Auckland Moving Guys Ltd. has built its service around exactly these practical differences – trained in-house movers, purpose-built trucks, and direct accountability for the work. That model matters because moving day is not the time to find out your booking was just passed along.

Watch for red flags before you book

Some warning signs are obvious. Others are easy to miss because people are focused on dates and price.

Be cautious if a mover is hard to pin down on who will attend, avoids detailed questions, cannot explain charges clearly, or seems too relaxed about access challenges and heavy items. Be equally cautious if the quote is far below everyone else’s without a solid reason. In moving, unrealistically cheap often means unrealistically planned.

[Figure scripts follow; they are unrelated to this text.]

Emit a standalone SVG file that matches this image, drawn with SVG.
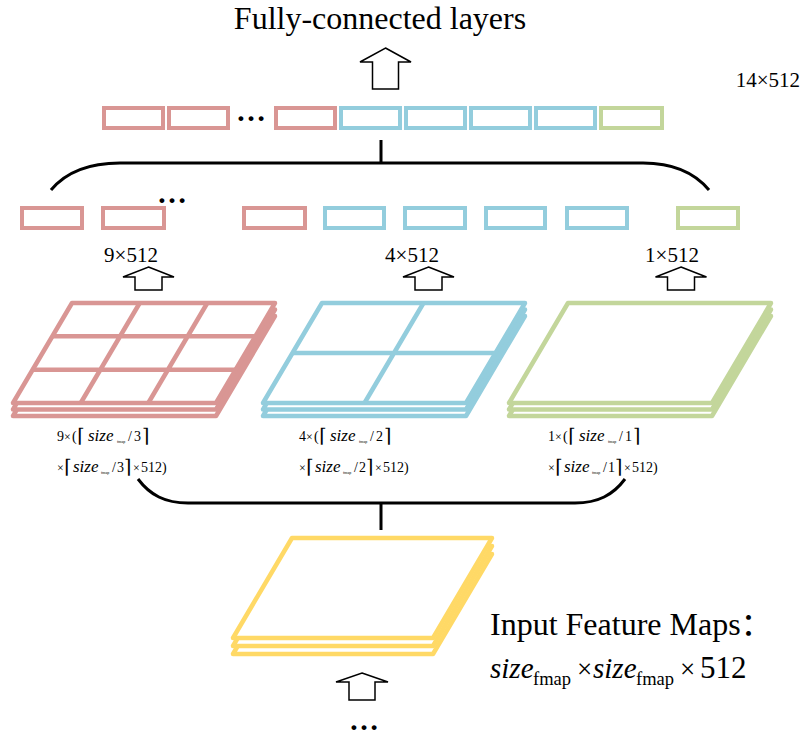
<svg xmlns="http://www.w3.org/2000/svg" xmlns:xlink="http://www.w3.org/1999/xlink" width="803" height="736" viewBox="0 0 803 736">
  <style>
    text { font-family: "Liberation Serif", "DejaVu Serif", serif; fill: #000; }
    .cjk { font-family: "Liberation Serif", "Noto Sans CJK SC", serif; }
    .it { font-style: italic; }
    .box { fill: #fff; stroke-width: 4; }
    .sheet { fill: #fff; stroke-width: 4.5; stroke-linejoin: round; }
    .grid { fill: none; stroke-width: 4.5; }
    .red { stroke: #D99694; }
    .blue { stroke: #93CDDD; }
    .green { stroke: #C3D69B; }
    .yellow { stroke: #FFD966; }
    .bracket { fill: none; stroke: #000; stroke-width: 3; }
    .hollow { fill: #fff; stroke: #000; stroke-width: 1.5; stroke-linejoin: miter; }
    .dots { font-size: 30px; font-weight: bold; }
    .dim { font-size: 21px; }
    .f14 { font-size: 14px; }
    .f12 { font-size: 12px; }
    .ceil { font-size: 19px; font-family: "DejaVu Serif", serif; }
    .sz { font-size: 17px; }
    .sub { font-size: 4px; }
  </style>
  <defs>
    <!-- one slanted sheet of a feature-map stack; top-left corner at (59,0) -->
    <path id="sheet" d="M59,0 H262 L203,100 H0 Z"/>
    <path id="sheetY" d="M59,0 H259 L200,100 H0 Z"/>
  </defs>

  <!-- title -->
  <g id="fc-layers">
    <text x="380" y="29" font-size="32" text-anchor="middle">Fully-connected layers</text>
  </g>

  <!-- concatenated 14x512 vector -->
  <g id="concat-vector">
    <rect class="box red" x="104" y="108" width="59" height="20"/>
    <rect class="box red" x="169" y="108" width="59" height="20"/>
    <text class="dots" x="236" y="121">…</text>
    <rect class="box red" x="276" y="108" width="59" height="20"/>
    <rect class="box blue" x="341" y="108" width="59" height="20"/>
    <rect class="box blue" x="406" y="108" width="59" height="20"/>
    <rect class="box blue" x="471" y="108" width="59" height="20"/>
    <rect class="box blue" x="536" y="108" width="59" height="20"/>
    <rect class="box green" x="601" y="108" width="61" height="20"/>
    <text class="dim" x="800" y="87" text-anchor="end">14×512</text>
  </g>

  <!-- pooled vectors per pyramid level -->
  <g id="pooled-9">
    <rect class="box red" x="22" y="208" width="60" height="20"/>
    <rect class="box red" x="103" y="208" width="61" height="20"/>
    <text class="dots" x="157" y="203">…</text>
    <rect class="box red" x="244" y="208" width="61" height="20"/>
    <text class="dim" x="131" y="262" text-anchor="middle">9×512</text>
  </g>
  <g id="pooled-4">
    <rect class="box blue" x="325" y="208" width="59" height="20"/>
    <rect class="box blue" x="405" y="208" width="60" height="20"/>
    <rect class="box blue" x="486" y="208" width="59" height="20"/>
    <rect class="box blue" x="567" y="208" width="60" height="20"/>
    <text class="dim" x="412" y="262" text-anchor="middle">4×512</text>
  </g>
  <g id="pooled-1">
    <rect class="box green" x="678" y="208" width="60" height="20"/>
    <text class="dim" x="672" y="262" text-anchor="middle">1×512</text>
  </g>

  <!-- 3x3 bins -->
  <g id="bins-3x3">
    <use href="#sheet" class="sheet red" x="13" y="316"/>
    <use href="#sheet" class="sheet red" x="13" y="309.5"/>
    <use href="#sheet" class="sheet red" x="13" y="303"/>
    <path class="grid red" d="M139.7,303 L80.7,403 M207.3,303 L148.3,403 M52.3,336.3 H255.3 M32.7,369.7 H235.7"/>
    <g transform="translate(57,0)">
      <text class="f14" x="0" y="441">9</text>
      <text class="f12" x="7" y="441">×</text>
      <text class="f14" x="15" y="441">(</text>
      <text class="ceil" x="20" y="442">⌈</text>
      <text class="sz it" x="31" y="441">size</text>
      <text class="sub" x="60" y="443">fmap</text>
      <text class="f14" x="71" y="441">/</text>
      <text class="f14" x="77" y="441">3</text>
      <text class="ceil" x="85" y="442">⌉</text>
      <text class="f12" x="0" y="472">×</text>
      <text class="ceil" x="7" y="473">⌈</text>
      <text class="sz it" x="16" y="472">size</text>
      <text class="sub" x="44" y="474">fmap</text>
      <text class="f14" x="55" y="472">/</text>
      <text class="f14" x="60" y="472">3</text>
      <text class="ceil" x="67" y="473">⌉</text>
      <text class="f12" x="76" y="472">×</text>
      <text class="f14" x="84" y="472">512)</text>
    </g>
  </g>

  <!-- 2x2 bins -->
  <g id="bins-2x2">
    <use href="#sheet" class="sheet blue" x="263" y="316"/>
    <use href="#sheet" class="sheet blue" x="263" y="309.5"/>
    <use href="#sheet" class="sheet blue" x="263" y="303"/>
    <path class="grid blue" d="M423.5,303 L364.5,403 M292.5,353 H495.5"/>
    <g transform="translate(299,0)">
      <text class="f14" x="0" y="441">4</text>
      <text class="f12" x="7" y="441">×</text>
      <text class="f14" x="15" y="441">(</text>
      <text class="ceil" x="20" y="442">⌈</text>
      <text class="sz it" x="31" y="441">size</text>
      <text class="sub" x="60" y="443">fmap</text>
      <text class="f14" x="71" y="441">/</text>
      <text class="f14" x="77" y="441">2</text>
      <text class="ceil" x="85" y="442">⌉</text>
      <text class="f12" x="0" y="472">×</text>
      <text class="ceil" x="7" y="473">⌈</text>
      <text class="sz it" x="16" y="472">size</text>
      <text class="sub" x="44" y="474">fmap</text>
      <text class="f14" x="55" y="472">/</text>
      <text class="f14" x="60" y="472">2</text>
      <text class="ceil" x="67" y="473">⌉</text>
      <text class="f12" x="76" y="472">×</text>
      <text class="f14" x="84" y="472">512)</text>
    </g>
  </g>

  <!-- 1x1 bin -->
  <g id="bins-1x1">
    <use href="#sheet" class="sheet green" x="509" y="316"/>
    <use href="#sheet" class="sheet green" x="509" y="309.5"/>
    <use href="#sheet" class="sheet green" x="509" y="303"/>
    <g transform="translate(548,0)">
      <text class="f14" x="0" y="441">1</text>
      <text class="f12" x="7" y="441">×</text>
      <text class="f14" x="15" y="441">(</text>
      <text class="ceil" x="20" y="442">⌈</text>
      <text class="sz it" x="31" y="441">size</text>
      <text class="sub" x="60" y="443">fmap</text>
      <text class="f14" x="71" y="441">/</text>
      <text class="f14" x="77" y="441">1</text>
      <text class="ceil" x="85" y="442">⌉</text>
      <text class="f12" x="0" y="472">×</text>
      <text class="ceil" x="7" y="473">⌈</text>
      <text class="sz it" x="16" y="472">size</text>
      <text class="sub" x="44" y="474">fmap</text>
      <text class="f14" x="55" y="472">/</text>
      <text class="f14" x="60" y="472">1</text>
      <text class="ceil" x="67" y="473">⌉</text>
      <text class="f12" x="76" y="472">×</text>
      <text class="f14" x="84" y="472">512)</text>
    </g>
  </g>

  <!-- input feature maps -->
  <g id="input-maps">
    <use href="#sheetY" class="sheet yellow" x="233" y="554"/>
    <use href="#sheetY" class="sheet yellow" x="233" y="546"/>
    <use href="#sheetY" class="sheet yellow" x="233" y="538"/>
    <text class="cjk" x="490" y="635" font-size="32">Input Feature Maps：</text>
    <text y="678">
      <tspan class="it" x="490" font-size="29">size</tspan><tspan x="533" dy="7" font-size="18.5">fmap</tspan><tspan x="577" dy="-7" font-size="27">×</tspan><tspan class="it" x="593" font-size="29">size</tspan><tspan x="636" dy="7" font-size="18.5">fmap</tspan><tspan x="680" dy="-7" font-size="27">×</tspan><tspan x="700" font-size="31">512</tspan>
    </text>
    <text class="dots" x="349" y="730">…</text>
  </g>

  <!-- connectors: brackets and hollow arrows -->
  <g id="connectors">
    <path class="bracket" d="M51,190 C66,172 90,163 120,163 L643,163 C672,163 694,172 709,190 M381,140 V163"/>
    <path class="bracket" d="M138,479 C150,495 165,503 188,503 L575,503 C598,503 613,495 625,479 M381,503 V530"/>
    <polygon class="hollow" points="385.5,48 411,62 398.5,62 398.5,89 372.5,89 372.5,62 360,62"/>
    <polygon class="hollow" points="148.5,267 174,277 162,277 162,290 135,290 135,277 123,277"/>
    <polygon class="hollow" points="428.5,267 454,277 442,277 442,290 415,290 415,277 403,277"/>
    <polygon class="hollow" points="681,267 706.5,277 694.5,277 694.5,290 667.5,290 667.5,277 655.5,277"/>
    <polygon class="hollow" points="362,673 388,682 375,682 375,700 349,700 349,682 336,682"/>
  </g>
</svg>
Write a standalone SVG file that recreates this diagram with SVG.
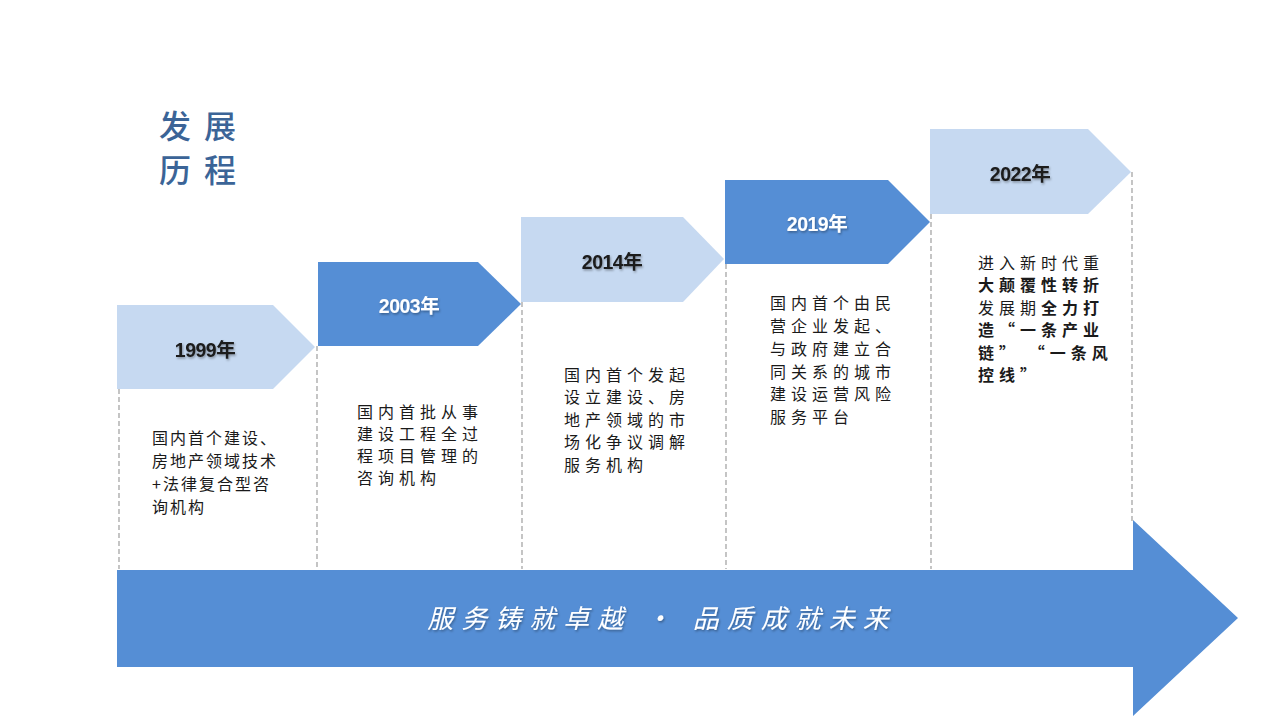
<svg xmlns="http://www.w3.org/2000/svg" width="1280" height="720" viewBox="0 0 1280 720">
<defs>
<filter id="sh" x="-20%" y="-40%" width="140%" height="180%">
<feDropShadow dx="1" dy="1.5" stdDeviation="1" flood-color="#000" flood-opacity="0.35"/>
</filter>
<style>
.light{fill:#C6D9F1}
.dark{fill:#558ED5}
.dash{stroke:#A6A6A6;stroke-width:1.3;stroke-dasharray:5,3;fill:none}
.yr{font-family:"Liberation Sans","Noto Sans CJK SC",sans-serif;font-weight:bold;font-size:19.5px;text-anchor:middle;letter-spacing:-0.5px}
.yd{fill:#1A1A1A}
.yw{fill:#FFFFFF}
.desc{font-family:"Noto Sans CJK SC",sans-serif;font-size:16px;fill:#1A1A1A;letter-spacing:5px}
.b{font-weight:bold}
.title{font-family:"Noto Sans CJK SC",sans-serif;font-size:32px;font-weight:500;fill:#3B6497;letter-spacing:13px}
.banner{font-family:"Noto Sans CJK SC",sans-serif;font-size:26px;font-style:italic;fill:#FFFFFF;letter-spacing:8px}
</style>
</defs>
<rect width="1280" height="720" fill="#FFFFFF"/>

<g id="title">
<text class="title" x="159" y="138">发展</text>
<text class="title" x="159" y="182">历程</text>
</g>

<g id="connectors">
<line class="dash" x1="119" y1="389" x2="119" y2="569"/>
<line class="dash" x1="317" y1="346" x2="317" y2="569"/>
<line class="dash" x1="522" y1="302" x2="522" y2="569"/>
<line class="dash" x1="726" y1="264" x2="726" y2="569"/>
<line class="dash" x1="931" y1="214" x2="931" y2="569"/>
<line class="dash" x1="1132" y1="172" x2="1132" y2="522"/>
</g>

<g id="main-arrow">
<polygon class="dark" points="117,570 1133,570 1133,520 1238,618 1133,716 1133,667 117,667"/>
<text class="banner" x="662" y="628" text-anchor="middle" filter="url(#sh)">服务铸就卓越 · 品质成就未来</text>
</g>

<g id="node-1999">
<polygon class="light" points="117,305 273,305 315,347 273,389 117,389"/>
<text class="yr yd" x="205" y="357" filter="url(#sh)">1999年</text>
<text class="desc" style="letter-spacing:2px" x="152">
<tspan x="152" y="444">国内首个建设、</tspan>
<tspan x="152" y="467">房地产领域技术</tspan>
<tspan x="152" y="490">+法律复合型咨</tspan>
<tspan x="152" y="513">询机构</tspan>
</text>
</g>

<g id="node-2003">
<polygon class="dark" points="318,262 478,262 521,304 478,346 318,346"/>
<text class="yr yw" x="409" y="313" filter="url(#sh)">2003年</text>
<text class="desc">
<tspan x="357" y="418">国内首批从事</tspan>
<tspan x="357" y="440">建设工程全过</tspan>
<tspan x="357" y="462">程项目管理的</tspan>
<tspan x="357" y="484">咨询机构</tspan>
</text>
</g>

<g id="node-2014">
<polygon class="light" points="521,217 683,217 724,259 683,302 521,302"/>
<text class="yr yd" x="612" y="269" filter="url(#sh)">2014年</text>
<text class="desc">
<tspan x="564" y="381">国内首个发起</tspan>
<tspan x="564" y="403">设立建设、房</tspan>
<tspan x="564" y="426">地产领域的市</tspan>
<tspan x="564" y="448">场化争议调解</tspan>
<tspan x="564" y="471">服务机构</tspan>
</text>
</g>

<g id="node-2019">
<polygon class="dark" points="725,180 888,180 930,222 888,264 725,264"/>
<text class="yr yw" x="817" y="231" filter="url(#sh)">2019年</text>
<text class="desc">
<tspan x="770" y="309">国内首个由民</tspan>
<tspan x="770" y="332">营企业发起、</tspan>
<tspan x="770" y="355">与政府建立合</tspan>
<tspan x="770" y="378">同关系的城市</tspan>
<tspan x="770" y="400">建设运营风险</tspan>
<tspan x="770" y="423">服务平台</tspan>
</text>
</g>

<g id="node-2022">
<polygon class="light" points="930,129 1088,129 1131,172 1088,214 930,214"/>
<text class="yr yd" x="1020" y="181" filter="url(#sh)">2022年</text>
<text class="desc">
<tspan x="978" y="269">进入新时代重</tspan>
<tspan x="978" y="291" class="b">大颠覆性转折</tspan>
<tspan x="978" y="314">发展期<tspan class="b">全力打</tspan></tspan>
<tspan x="978" y="336" class="b">造“一条产业</tspan>
<tspan x="978" y="359" class="b">链” “一条风</tspan>
<tspan x="978" y="381" class="b">控线”</tspan>
</text>
</g>
</svg>
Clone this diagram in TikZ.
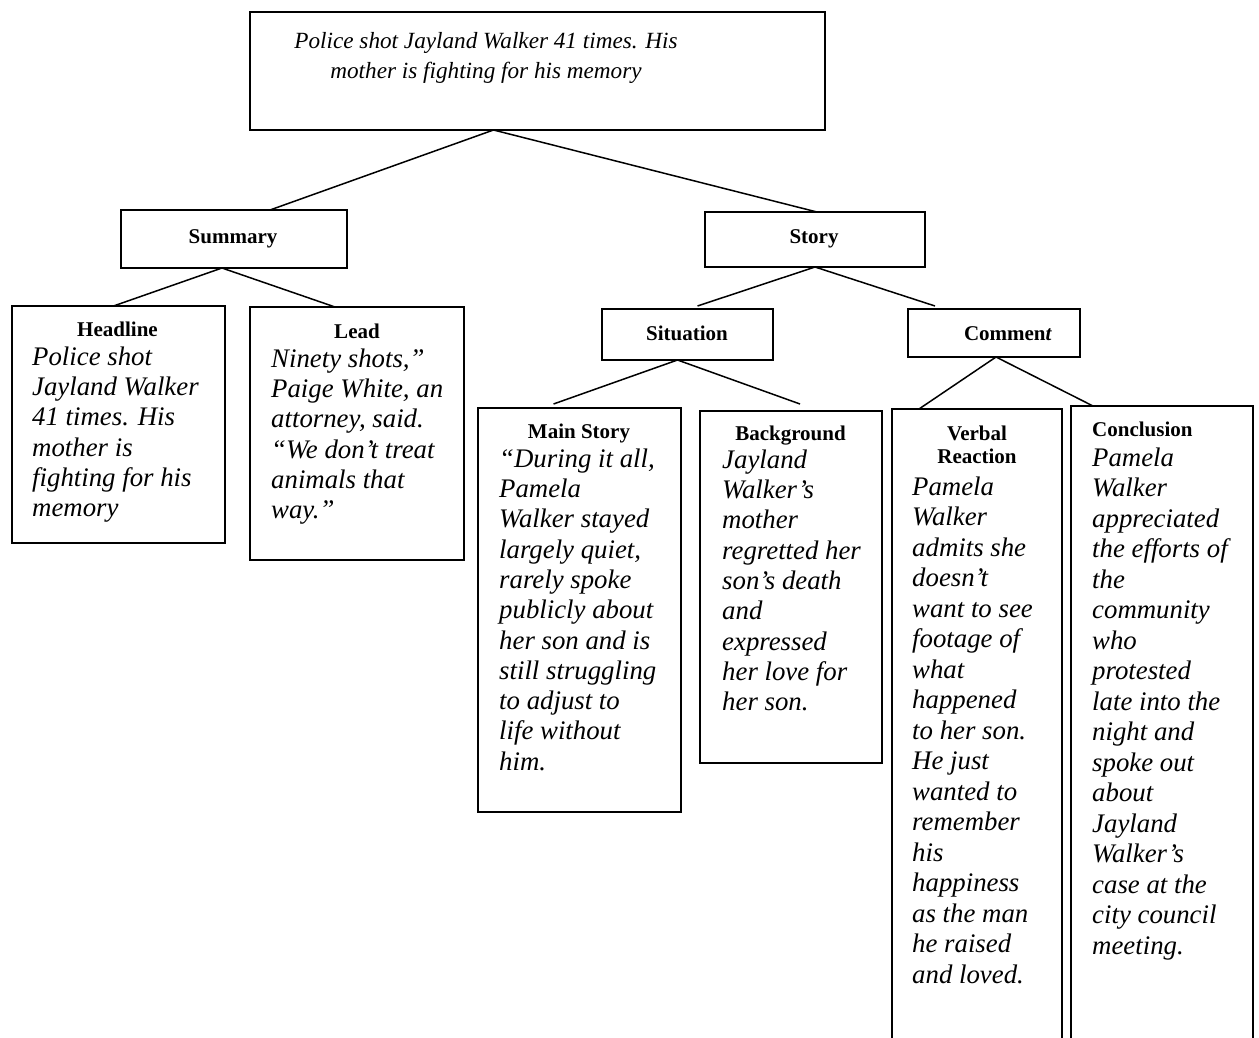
\documentclass[tikz,border=0pt]{standalone}
\usepackage{fontspec}
\setmainfont{Liberation Serif}
% strut fixing the first baseline 20pt below a text node's top edge
\newcommand\lnstrut{\rule{0pt}{20pt}}
\begin{document}
\begin{tikzpicture}[x=1pt,y=-1pt,
  box/.style={draw, line width=1.5pt, rectangle, inner sep=0pt, outer sep=0pt, anchor=north west},
  link/.style={line width=1.5pt},
  head/.style={font=\fontsize{21}{24}\selectfont\bfseries, inner sep=0pt, anchor=base},
  body/.style={font=\fontsize{26.8}{30.3}\selectfont\itshape, inner sep=0pt, align=left, anchor=north west},
  tallbody/.style={body, font=\fontsize{26.8}{30.5}\selectfont\itshape},
]
\useasboundingbox (0,0) rectangle (1259,1038);
\clip (0,0) rectangle (1259,1038);

% boxes
\node[box, minimum width=575pt, minimum height=118pt] (top) at (250,12) {};
\node[box, minimum width=226pt, minimum height=58pt] (summary) at (121,210) {};
\node[box, minimum width=220pt, minimum height=55pt] (story) at (705,212) {};
\node[box, minimum width=213pt, minimum height=237pt] (headline) at (12,306) {};
\node[box, minimum width=214pt, minimum height=253pt] (lead) at (250,307) {};
\node[box, minimum width=171pt, minimum height=51pt] (situation) at (602,309) {};
\node[box, minimum width=172pt, minimum height=48pt] (comment) at (908,309) {};
\node[box, minimum width=203pt, minimum height=404pt] (mainstory) at (478,408) {};
\node[box, minimum width=182pt, minimum height=352pt] (background) at (700,411) {};
\node[box, minimum width=170pt, minimum height=680pt] (verbal) at (892,409) {};
\node[box, minimum width=182pt, minimum height=680pt] (conclusion) at (1071,406) {};

% connectors
\draw[link] ([xshift=36pt]summary.north) -- ([xshift=-44pt]top.south) -- ([xshift=2pt]story.north);
\draw[link] ([xshift=-5pt]headline.north) -- ([xshift=-12pt]summary.south) -- ([xshift=-22pt]lead.north);
\draw[link] ([xshift=10pt,yshift=3pt]situation.north) -- (story.south) -- ([xshift=-59pt,yshift=3pt]comment.north);
\draw[link] ([xshift=-26pt,yshift=4pt]mainstory.north) -- ([xshift=-10pt]situation.south) -- ([xshift=9pt,yshift=7pt]background.north);
\draw[link] ([xshift=-58pt]verbal.north) -- ([xshift=2pt]comment.south) -- ([xshift=-69pt]conclusion.north);

% title text
\node[body, align=center, anchor=north, font=\fontsize{23.2}{30.5}\selectfont\itshape] (topT) at (486,28)
  {\lnstrut Police shot Jayland Walker 41 times. His\\ mother is fighting for his memory};

% section labels
\node[head] (summaryT) at (233,243) {Summary};
\node[head] (storyT) at (814,243) {Story};
\node[head] (situationT) at (687,340) {Situation};
\node[head] (commentT) at (1008,340) {Commen\textit{t}};
\node[head] (headlineT) at (117.5,336) {Headline};
\node[head] (leadT) at (357,338) {Lead};
\node[head] (mainT) at (579,438) {Main Story};
\node[head] (backT) at (790.5,440) {Background};
\node[head, align=center, anchor=north, font=\fontsize{21}{23.5}\selectfont\bfseries] (verbalT) at (977,424)
  {\rule{0pt}{16pt}Verbal\\ Reaction};
\node[head, anchor=base west] (conclT) at (1092,436) {Conclusion};

% body texts
\node[body] (headlineB) at (32,345)
  {\lnstrut Police shot\\ Jayland Walker\\ 41 times. His\\ mother is\\ fighting for his\\ memory};
\node[body] (leadB) at (271,347)
  {\lnstrut Ninety shots,”\\ Paige White, an\\ attorney, said.\\ “We don’t treat\\ animals that\\ way.”};
\node[body] (mainB) at (499,447)
  {\lnstrut “During it all,\\ Pamela\\ Walker stayed\\ largely quiet,\\ rarely spoke\\ publicly about\\ her son and is\\ still struggling\\ to adjust to\\ life without\\ him.};
\node[body] (backB) at (722,448)
  {\lnstrut Jayland\\ Walker’s\\ mother\\ regretted her\\ son’s death\\ and\\ expressed\\ her love for\\ her son.};
\node[tallbody] (verbalB) at (912,475)
  {\lnstrut Pamela\\ Walker\\ admits she\\ doesn’t\\ want to see\\ footage of\\ what\\ happened\\ to her son.\\ He just\\ wanted to\\ remember\\ his\\ happiness\\ as the man\\ he raised\\ and loved.};
\node[tallbody] (conclB) at (1092,446)
  {\lnstrut Pamela\\ Walker\\ appreciated\\ the efforts of\\ the\\ community\\ who\\ protested\\ late into the\\ night and\\ spoke out\\ about\\ Jayland\\ Walker’s\\ case at the\\ city council\\ meeting.};
\end{tikzpicture}
\end{document}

Another red flag is poor communication. If the admin side is messy before the job, there is a fair chance the move itself will be the same. Good operators are usually prompt, clear, and practical from the first call.

The best choice is usually the mover with the least uncertainty

Most people do not book movers often, so they focus on what they can easily compare – usually price. A better approach is to compare risk. Who actually does the work? How well are they trained? What truck and equipment are they using? Have they understood the move? Are they clear about responsibility if something goes wrong?

That is how to choose movers sensibly. Not by finding the cheapest promise, but by choosing the company that looks prepared, accountable, and capable of protecting your time and your belongings.

If a mover gives you confidence before the truck even leaves the depot, that is usually a sign you are talking to the right people.